Single-particle inductively coupled plasma-mass spectrometry (SP-ICP-MS) is a powerful method for characterizing micro- and nanoparticulate materials. The technique primarily relies on the linear relationship between the integrated intensities of individual events (peak areas) and the analyte mass, though transit times (peak widths) have also been used for quantitative purposes. This work (1) evaluates the potential of using peak heights as analytical signals in SP-ICP-MS, (2) introduces a new method for determining peak heights, and (3) explores scenarios in which peak height offers added value over the commonly used SP-ICP-MS signals.
Results
A new method was proposed to estimate peak height values in SP-ICP-MS accurately. The cumulative intensity across consecutive dwell times was modeled using a third-degree polynomial, from which the adjusted peak height was derived. This approach reduces the uncertainty associated with using raw maximum intensity values, yielding NP distributions comparable to those obtained via integrated intensities. The effect of dwell time on peak height was also evaluated. An optimal range (50 μs–200 μs) was identified, where a linear relationship was observed between the peak height and the square of the NP diameter. Within this range, peak height showed the lowest bias when characterizing smaller NPs, indicating the potential to improve the limit of quantification (LoQ).

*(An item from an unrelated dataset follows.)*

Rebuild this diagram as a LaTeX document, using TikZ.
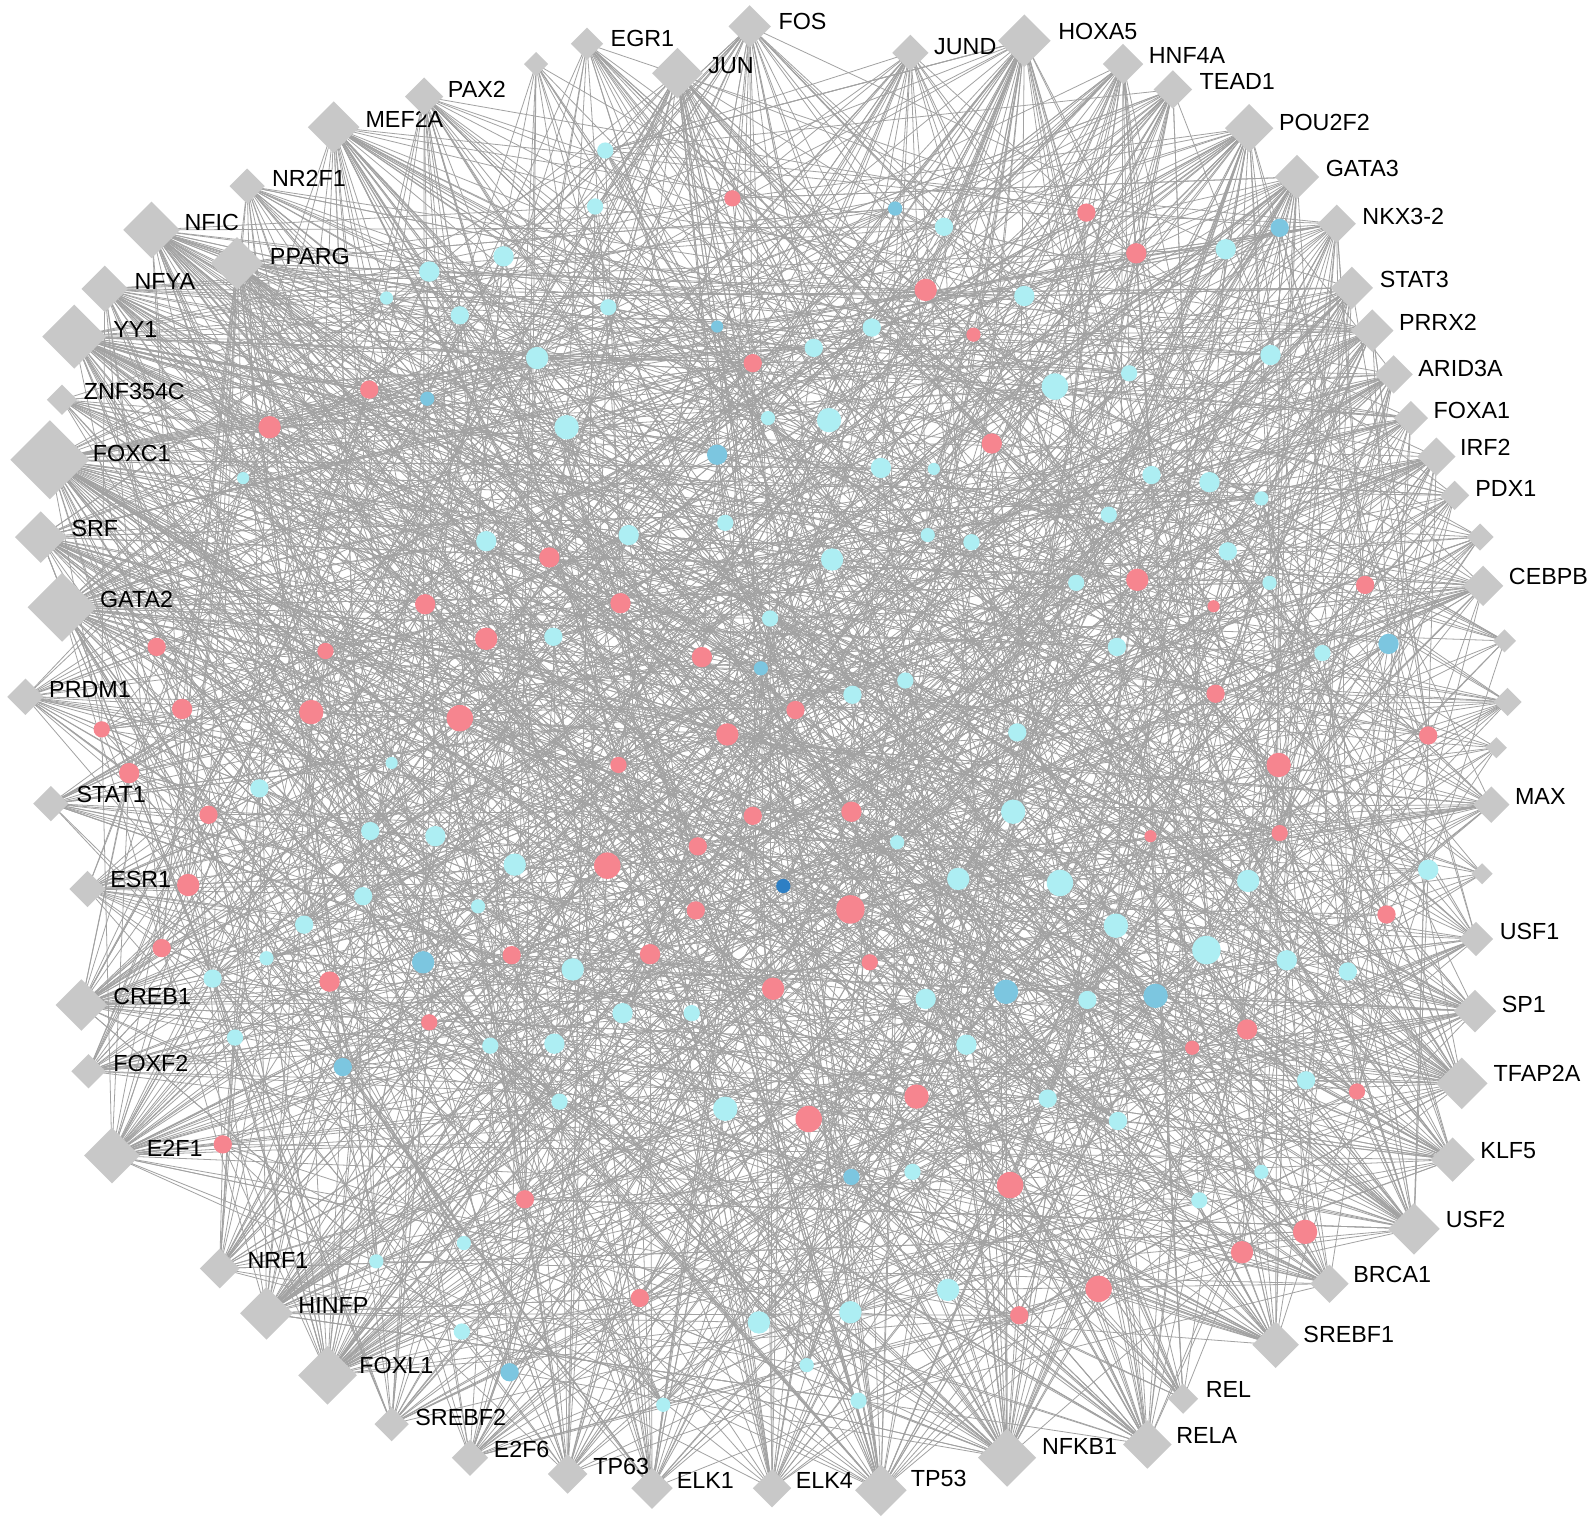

Additionally, peak heights proved helpful in determining the limit of detection (LoD) and setting appropriate threshold values for data processing, thereby helping to flag incorrect resultsand addressing a challenge in SP-ICP-MS analysis.
Significance
This is the first study to evaluate peak height as an analytical signal in SP-ICP-MS. The results highlight its advantages in specific applications, such as sizing NPs near the LoD, and in supporting the more reliable use of other signals, such as peak areas, by helping to identify incorrect threshold selection that could lead to biased distributions. Finally, monitoring peak heights allows for a more realistic and assumption-free determination of the LoD.